Czytaj też: Gry wideo na kinowym ekranie nie mają sensu. Ja już straciłem nadzieję
Age of Mythology: Retold uruchamiałem na ogromnym monitorze 32:9 i gra cieszyła oko ilością wyświetlanych elementów otoczenia. Do dyspozycji mamy pełne 3D, więc widok możemy dowolnie obrócić i zarówno bardzo mocno oddalić kamerę, jak i ją przybliżyć. W pełnym zakresie grafika prezentuje się bardzo dobrze, a przy maksymalnym zoomie widać dużo szczegółów i modele postaci, jak i otoczenie zostały solidnie przygotowane. To może się podobać.
Czego nie można powiedzieć o dźwięku, który w dostępie przedpremierowym jest fatalny. Producent ostrzegał jednak, że wie o problemie i faktycznie po premierze dźwięk się nieco poprawił, ale nadal nie rzuca na kolana. W zasadzie można to przekuć na reklamę – odświeżona grafika połączona z klasycznym dźwiękiem, ale to trochę śmiech przez łzy. Tragedii nie ma, choć dobrze nie jest.
Dźwięk dźwiękiem, ale nie najlepiej wypada też tłumaczenie. Momentami wygląda, jakby polskie napisy powstały w wyniku tłumaczenia maszynowego i to ze słuchu. Choć na ogół tłumaczenie jest poprawne, to bywają kwiatki jak Ajax, który w polskiej wersji zwie się Ajas. Być może i na to znajdzie się aktualizacja.
Na komputerze klasy… powiedzmy średnio wyższej, z procesorem AMD Ryzen 7 5800X3D, 32 GB pamięci RAM i grafiką Nvidia GeForce RTX 4070 gra działała wzorowo praktycznie przez cały czas.
Czytaj też: Epicki powrót legendy. Nowa część Heroes of Might & Magic oficjalnie powstaje!
Tak odświeżonych gier jak Age of Mythology: Retold poproszę jak najwięcej
Zmiany w Age of Mythology: Retold to przede wszystkim kosmetyka oraz odświeżona oprawa. No i przystosowanie gry do konsol. Niby niewiele, ale to już w oryginale była dobra i bardzo wciągająca gra, która potrzebowała wyłącznie dostosowania jej do współczesnych czasów.

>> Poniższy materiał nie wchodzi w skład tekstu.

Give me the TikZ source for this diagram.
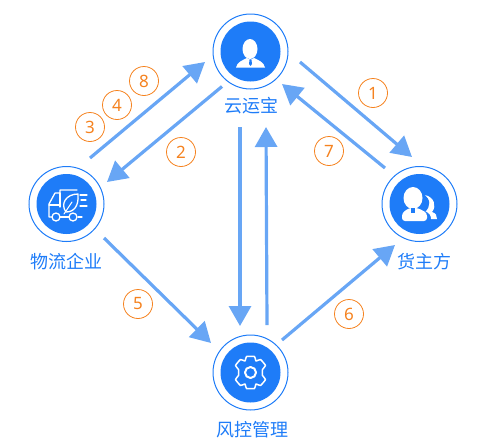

Wprowadzone mechanizmy nie wpływają diametralnie na rozgrywkę, więc co najważniejsze – nie psują jej. Choć mam wrażenie, że albo nieco zmieniła się sztuczna inteligencja przeciwników, co trochę podniosło poziom trudności, albo moja pamięć już nieco szwankuje. Zapamiętałem Age of Mythology jako grę nieco prostszą. W nowej odsłonie strategii potrzebna jest… strategia. Puszczenie armii samopas do miasta przeciwnika najpewniej skończy się sromotną klęską. Ale już dysponując identyczną liczbą jednostek, kiedy skierujemy je do odpowiednich celów w przemyślanej kolejności, możemy szybko pokonać przeciwnika, który chwilę wcześniej zmiótł nas z planszy, kiedy zaatakowaliśmy go bez przemyślenia. A to wszystko na średnim poziomie trudności.
Age of Mythology: Retold będzie dostępny w Game Passie od 28 sierpnia i naprawdę warto sięgnąć po ten tytuł. Gra na pewno w pewnym sensie żeruje na sentymencie, ale jeśli macie dobre wspomnienia z Age of Mythology – instalujcie w ciemno, nie zawiedziecie się.
A ja wracam do pochłaniania kolejnych misji kampanii, bo jeszcze sporo przede mną i mam nieśmiało zaznaczę, że są jeszcze inne strategie, które warto odświeżyć. Niedawno spędziłem długie godziny w nowej odsłonie Twierdzy, ale dużo bym dał, gdyby nowej wersji doczekał się Warcraft 3 (tak, wyparłem z pamięci Warcrafta 3 Reforged, to nie powinno nikogo dziwić) i przede wszystkim – Rise of Nations!